Tuesday of this week my Internet went down, and so did my TV connection. Until I opened my balcony door, my apartment was soundless. Once I did open the door, the sounds of the city had changed. They were all muted. The hum of traffic and overhead wires were subdued and the nearby thumps and rattles of life were muffled. I thought that if this had been Victorian times, it would be similar to the effect of all the horses having stayed in their stables. And yet, this was not actually a transportation shut down. It was a communication outage.
Even though I was looking forward to the happenings at the United Nations, I was glad for the silence . . . for a short while. Then I decided to go through remnants of my collection of favorite singers. Most of my friends would have their radio stations on 95.5, the jazz station by now, but I wanted voices.
I had very little left of the voices of the 60’s and 70’s, so I played everything from Nat King Cole to Andrea Bocelli. The only songs I played over and over were those of Barbra Streisand. I decided that if I had to settle for one singer on that mythical, and probably crowded, desert island, it would be Barbra Streisand.
Streisand sings every song as if she had written it, and it becomes not just a story, but an adventure of emotions with every note and nuance effortless and exactly as it is meant to be as she sings it and you feel it. Unlike the charming Beatles, (exuberant with young manhood who really wanted to hold more than your hand in most of their songs), each of her songs is different and range from “Free Again,” (my favorite) to “Sam, you made the pants too long.”
I was surprised to discover that she dedicated the album “Higher Ground” to Virginia Kelly, President Clinton’s mother who died in 1994, and whom she described as a “professional spitfire and precious friend” who was “unafraid to show unconditional love, kindness and appreciation to everyone she met.”
This week I spent some precious and too little time with two women who are like Virginia Kelly, and I might add, generous to a fault. Joann and Pat are friends of my neighbor and mutual friend, Doug, and they came to Costa Rica for a week, visiting many of the sights and pleasures of the country they had missed on their other visits. They both are older than I but with much more energy. They went on more excursions in a week than I could handle in a month. They truly demonstrate that age is just a number.

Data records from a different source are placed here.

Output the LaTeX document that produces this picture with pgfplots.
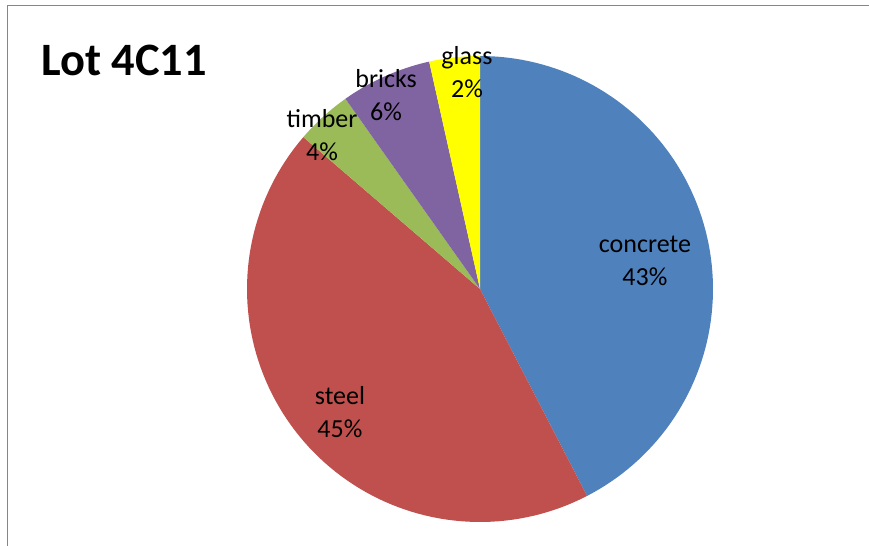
\documentclass[border=0pt]{standalone}
\usepackage{pgfplots}
\pgfplotsset{compat=1.18}
\usepackage{fontspec}
\setmainfont{Carlito}
\definecolor{cConcrete}{HTML}{4F81BD}
\definecolor{cSteel}{HTML}{C0504D}
\definecolor{cTimber}{HTML}{9BBB59}
\definecolor{cBricks}{HTML}{8064A2}
\definecolor{cGlass}{HTML}{FFFF00}
\definecolor{frameGray}{HTML}{868686}
\tikzset{slicelabel/.style={align=center, inner sep=0pt, font=\fontsize{13pt}{16.5pt}\selectfont}}
% slice sizes (percent of the whole, read from the wedges)
\def\vConcrete{42.4}
\def\vSteel{43.9}
\def\vTimber{3.9}
\def\vBricks{6.3}
\def\vGlass{3.5}
\pgfmathsetmacro\aA{90}
\pgfmathsetmacro\aB{\aA-3.6*\vConcrete}
\pgfmathsetmacro\aC{\aB-3.6*\vSteel}
\pgfmathsetmacro\aD{\aC-3.6*\vTimber}
\pgfmathsetmacro\aE{\aD-3.6*\vBricks}
\pgfmathsetmacro\aF{\aE-3.6*\vGlass}
\begin{document}
\begin{tikzpicture}
\path[use as bounding box] (0,0) rectangle (434.5pt,273pt);
\draw[color=frameGray, line width=0.8pt] (3.75pt,-10pt) rectangle (445pt,270.25pt);
\begin{axis}[at={(240pt,128.5pt)}, anchor=center, scale only axis,
  width=233pt, height=233pt, xmin=-1, xmax=1, ymin=-1, ymax=1,
  hide axis, clip=false]
\addplot[fill=cConcrete, draw=none, domain=\aB:\aA, samples=90, variable=\t] ({cos(\t)},{sin(\t)}) -- (0,0) -- cycle;
\addplot[fill=cSteel, draw=none, domain=\aC:\aB, samples=90, variable=\t] ({cos(\t)},{sin(\t)}) -- (0,0) -- cycle;
\addplot[fill=cTimber, draw=none, domain=\aD:\aC, samples=20, variable=\t] ({cos(\t)},{sin(\t)}) -- (0,0) -- cycle;
\addplot[fill=cBricks, draw=none, domain=\aE:\aD, samples=20, variable=\t] ({cos(\t)},{sin(\t)}) -- (0,0) -- cycle;
\addplot[fill=cGlass, draw=none, domain=\aF:\aE, samples=20, variable=\t] ({cos(\t)},{sin(\t)}) -- (0,0) -- cycle;
\node[slicelabel] at (axis cs:0.708,0.120) {concrete\\43\%};
\node[slicelabel] at (axis cs:-0.601,-0.528) {steel\\45\%};
\node[slicelabel] at (axis cs:-0.678,0.661) {timber\\4\%};
\node[slicelabel] at (axis cs:-0.403,0.833) {bricks\\6\%};
\node[slicelabel] at (axis cs:-0.056,0.931) {glass\\2\%};
\end{axis}
\node[anchor=base west, inner sep=0pt, font=\fontsize{23.2pt}{28pt}\selectfont\bfseries] at (20.5pt,235pt) {Lot 4C11};
\end{tikzpicture}
\end{document}
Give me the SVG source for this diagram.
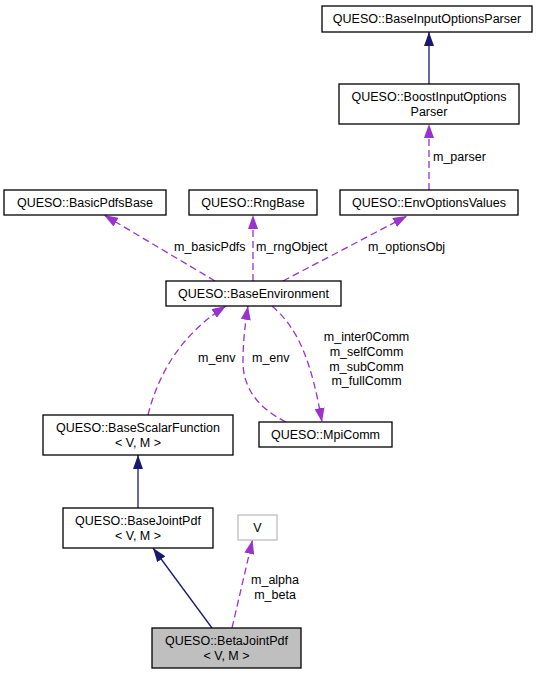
<svg xmlns="http://www.w3.org/2000/svg" width="541" height="675" viewBox="0 0 541 675">
<style>
.n rect{fill:#ffffff;stroke:#000000;stroke-width:1.3}
text{font-family:"Liberation Sans",Arial,Helvetica,sans-serif;font-size:12.5px;fill:#000000}
.n text{text-anchor:middle}
.inh{fill:none;stroke:#191970;stroke-width:1.3;marker-end:url(#ah)}
.use{fill:none;stroke:#9a32cd;stroke-width:1.3;stroke-dasharray:7,4;marker-end:url(#au)}
.mid{text-anchor:middle}
</style>
<defs>
<marker id="ah" markerUnits="userSpaceOnUse" markerWidth="14" markerHeight="10" viewBox="0 0 14 10" refX="14" refY="5" orient="auto"><path d="M0,0L14,5L0,10z" fill="#191970"/></marker>
<marker id="au" markerUnits="userSpaceOnUse" markerWidth="14" markerHeight="10" viewBox="0 0 14 10" refX="14" refY="5" orient="auto"><path d="M0,0L14,5L0,10z" fill="#9a32cd"/></marker>
</defs>
<rect width="541" height="675" fill="#ffffff"/>
<g id="connectors">
<path class="inh" d="M429,84 L429,32"/>
<path class="use" d="M429,190 L429,124"/>
<text x="433" y="161">m_parser</text>
<path class="use" d="M215,281 L104,215"/>
<text x="174" y="251">m_basicPdfs</text>
<path class="use" d="M253,281 L253,215"/>
<text x="256" y="251">m_rngObject</text>
<path class="use" d="M283,281 L407,216"/>
<text x="368" y="251">m_optionsObj</text>
<path class="use" d="M148,415 C158,375 180,335 226,306"/>
<text x="198" y="362">m_env</text>
<path class="use" d="M286,422 C258,408 243,388 243,362 C243,342 245,325 248,306"/>
<text x="252" y="362">m_env</text>
<path class="use" d="M272,306 C300,330 312,365 322,422"/>
<text class="mid" x="366.5" y="341">m_inter0Comm</text>
<text class="mid" x="366.5" y="356">m_selfComm</text>
<text class="mid" x="366.5" y="371">m_subComm</text>
<text class="mid" x="366.5" y="385">m_fullComm</text>
<path class="inh" d="M138,508 L138,455"/>
<path class="inh" d="M212,628 L153,548"/>
<path class="use" d="M232,628 L252.5,540"/>
<text class="mid" x="275" y="584">m_alpha</text>
<text class="mid" x="275" y="599">m_beta</text>
</g>
<g id="n_baseinput" class="n"><rect x="322" y="6" width="210" height="26"/><text x="427" y="23">QUESO::BaseInputOptionsParser</text></g>
<g id="n_boost" class="n"><rect x="339" y="84" width="180" height="40"/><text x="429" y="101">QUESO::BoostInputOptions</text><text x="429" y="116">Parser</text></g>
<g id="n_basicpdfs" class="n"><rect x="4" y="190" width="162" height="25"/><text x="85" y="207">QUESO::BasicPdfsBase</text></g>
<g id="n_rng" class="n"><rect x="189" y="190" width="128" height="25"/><text x="253" y="207">QUESO::RngBase</text></g>
<g id="n_envopts" class="n"><rect x="340" y="190" width="178" height="25"/><text x="429" y="207">QUESO::EnvOptionsValues</text></g>
<g id="n_baseenv" class="n"><rect x="166" y="281" width="175" height="25"/><text x="253.5" y="298">QUESO::BaseEnvironment</text></g>
<g id="n_scalar" class="n"><rect x="43" y="415" width="190" height="40"/><text x="138" y="432">QUESO::BaseScalarFunction</text><text x="138" y="447">&lt; V, M &gt;</text></g>
<g id="n_mpi" class="n"><rect x="259" y="422" width="133" height="25"/><text x="325.5" y="439">QUESO::MpiComm</text></g>
<g id="n_jointpdf" class="n"><rect x="63" y="508" width="150" height="40"/><text x="138" y="525">QUESO::BaseJointPdf</text><text x="138" y="540">&lt; V, M &gt;</text></g>
<g id="n_v" class="n"><rect x="238" y="515" width="39" height="25" style="stroke:#bfbfbf"/><text x="257.5" y="532">V</text></g>
<g id="n_beta" class="n"><rect x="152" y="628" width="149" height="40" style="fill:#bfbfbf"/><text x="226.5" y="645">QUESO::BetaJointPdf</text><text x="226.5" y="660">&lt; V, M &gt;</text></g>
</svg>
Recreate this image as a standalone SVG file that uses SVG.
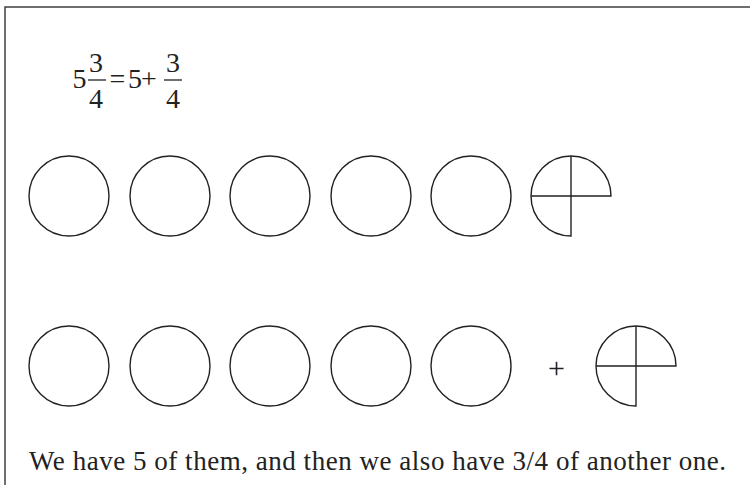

The two have been friends for many years, good friends. Both are widows and live in the same town in Florida, and they share their evening meals most nights of the week. They say they eat more healthily and enjoy a glass of wine when they share a meal, besides they both are good cooks. They also enjoy playing games, like Scrabble and cards. (“Playing” and “games” are two words that should never be dropped from our vocabularies, or our lives, no matter how old we are.)
Interestingly, following the communication shutdown, one day I awoke to a fogged in San José. Maybe it was Victorian times, and I was in London Town after all. The fog lasted most of the day and into the evening. I was suspended in a cloud and could not see the stadium a few streets away or even the houses across the street. I could hear the roar of the crowd in the stadium in the evening. They obviously were not going to miss a fútbolgame because of a little weather.
It has been an interesting week. First, cut off from communication with the outside world and then visually isolated from it. It was as if I were indeed, temporarily, on a desert island.